また、可能であれば離婚協議書は公正証書で作成することをおすすめします。公正証書というのは、公証役場にて作成される公文書の1つで、裁判所の判決と同様の効果を持っています。公正証書には執行力があることから、相手が約束を守らない場合は、強制的に財産を差し押さえることが出来てしまうのです。借金問題はもちろん、慰謝料や養育費がある場合にも有効な手段となっています。
逆に言うと、公正証書にきちんと記載されていない、記載事項に不足があったとなると法的に有効なものである書面ですので、義務を負うことになってしまいます。弁護士などの専門家に依頼し、間違いがないように公正証書にしたほうがよいでしょう。
保証人になっている場合は外す交渉をする
自らが借金の保証人になっている場合はそのままにせず、必ず外す交渉をしておきましょう。特に住宅ローンを組んでいる場合に多いのですが、配偶者が保証人になっているケースがほとんどです。結婚していれば相手の財産状況を把握するのは容易ですが、離婚するとなれば一気に把握が難しくなります。
保証人になったまま離婚をしてしまうと、相手の支払いが滞れば自身のもとに請求書や督促状が届く場合があるのです。もちろん支払い避けられませんし、最悪のケースでは自身の財産が差し押さえられることもあります。
こうした離婚後トラブルを防止するためにも、保証人になっている場合は必ず外す交渉をしましょう。
なお、住宅ローンの場合は、その多くは銀行などの金融機関が交渉相手です。一般的な離婚では、保証人から外してもらうために、相手方の両親を新たな保証人として立てることが多くなっています。保証人が見つからない場合は、相手に住宅ローンそのものを借り換えるなどしてもらい、保証人を立てる必要がないローンを組んでもらうという方法もあります。

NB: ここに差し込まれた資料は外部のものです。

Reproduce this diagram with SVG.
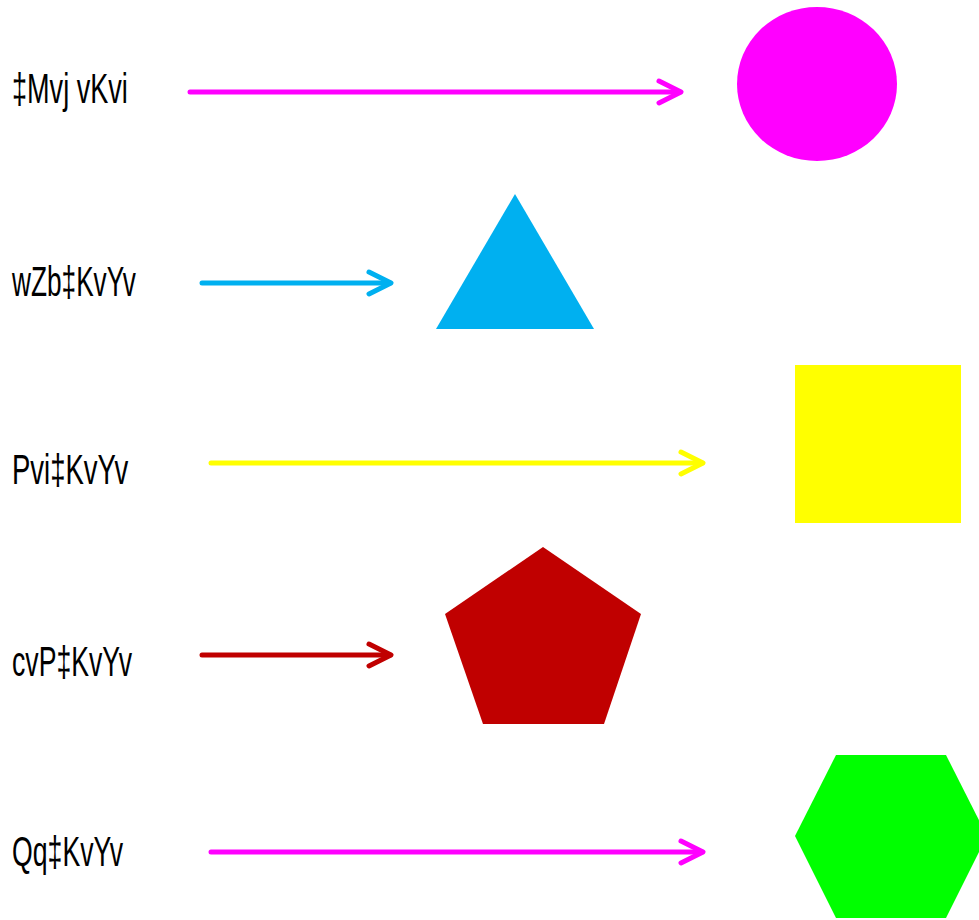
<svg xmlns="http://www.w3.org/2000/svg" width="979" height="920" viewBox="0 0 979 920">
<defs>
<style>
.lbl{font-family:"Liberation Sans","DejaVu Sans",sans-serif;font-size:43px;fill:#000}
.ln{fill:none;stroke-width:5;stroke-linecap:round;stroke-linejoin:round}
</style>
</defs>
<rect width="979" height="920" fill="#fff"/>
<g id="label-circle"><text class="lbl" transform="translate(12,103) scale(0.63,1)">‡Mvj vKvi</text></g>
<g id="label-triangle"><text class="lbl" transform="translate(12,296) scale(0.61,1)">wZb‡KvYv</text></g>
<g id="label-square"><text class="lbl" transform="translate(12,484) scale(0.64,1)">Pvi‡KvYv</text></g>
<g id="label-pentagon"><text class="lbl" transform="translate(12,676) scale(0.62,1)">cvP‡KvYv</text></g>
<g id="label-hexagon"><text class="lbl" transform="translate(12,866) scale(0.62,1)">Qq‡KvYv</text></g>
<g id="connectors">
<g stroke="#FF00FF" class="ln"><line x1="190" y1="92" x2="680" y2="92"/><polyline points="659,81 681,92 659,103"/></g>
<g stroke="#00B0F0" class="ln"><line x1="202" y1="283" x2="390" y2="283"/><polyline points="369,272 391,283 369,294"/></g>
<g stroke="#FFFF00" class="ln"><line x1="211" y1="463" x2="702" y2="463"/><polyline points="681,452 703,463 681,474"/></g>
<g stroke="#C00000" class="ln"><line x1="202" y1="655" x2="390" y2="655"/><polyline points="369,644 391,655 369,666"/></g>
<g stroke="#FF00FF" class="ln"><line x1="211" y1="852" x2="702" y2="852"/><polyline points="681,841 703,852 681,863"/></g>
</g>
<g id="circle"><ellipse cx="817" cy="84" rx="80" ry="77" fill="#FF00FF"/></g>
<g id="triangle"><polygon points="515,194 436,329 594,329" fill="#00B0F0"/></g>
<g id="square"><rect x="795" y="365" width="166" height="158" fill="#FFFF00"/></g>
<g id="pentagon"><polygon points="543,547 641,614 604,724 483,724 445,614" fill="#C00000"/></g>
<g id="hexagon"><polygon points="795,836 836,755 946,755 987,836 946,918 836,918" fill="#00FF00"/></g>
</svg>
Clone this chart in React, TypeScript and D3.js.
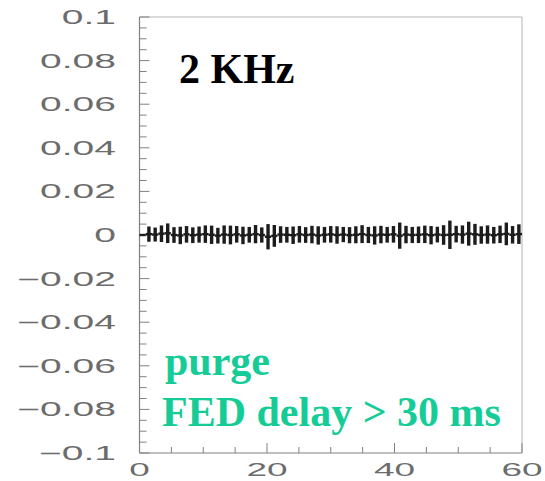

いずれにせよ、保証人はそのままにすべきではありません。
弁護士に依頼して債務整理を行う
相手の借金はもちろん、自らにも借金があるという場合は、弁護士に依頼して債務整理を行うのも良い方法の1つです。特に返済が辛いと感じている方は、1日でも早く債務整理を行いましょう。
債務整理には、将来の利息をカットし生活に無理のない範囲で返済を続ける「任意整理」、住宅ローンを支払いながらその他の借金を大幅にカットできる「個人再生」、手元に残せる資産は限定的になりますが、借金をすべて免除してもらえる「自己破産」といった手続きがあります。
ただし、いずれの手続きが適正かについては、どうしても専門的な知識が必要になってしまいます。債務整理で離婚時の借金問題を根本から解決するためにも、まずは弁護士に相談することから始めてみましょう。
まとめ
相手が一方的な理由で作った借金は、いくら夫婦という関係性であろうと離婚時に支払いをする必要はありません。しかし、夫婦のお金の問題は複雑で、中には生活費のために作った借金がある場合もあります。そういった場合は、お互いの今後のためにも、離婚前にきちんと清算することが大切です。プラス財産とマイナス財産の把握はもちろん、場合によっては離婚公正証書の作成、債務整理などの方法を用いて、借金問題はしっかりと清算しておきましょう。
とはいえ、いずれの手続きも専門的知識が求められるため、弁護士に依頼して正しく業務を行ってもらうことをおすすめします。それに夫婦というのはどうしても感情的になってしまうことから、まともな話し合いができなくなるケースも散見されます。こういった場合も、やはり弁護士が間に入ることでスムーズな話し合いを実現できますし、なにより法的な目線から離婚をサポートしてもらえます。
離婚後トラブルを防止するためにも、一度弁護士に相談してみてはいかがでしょうか。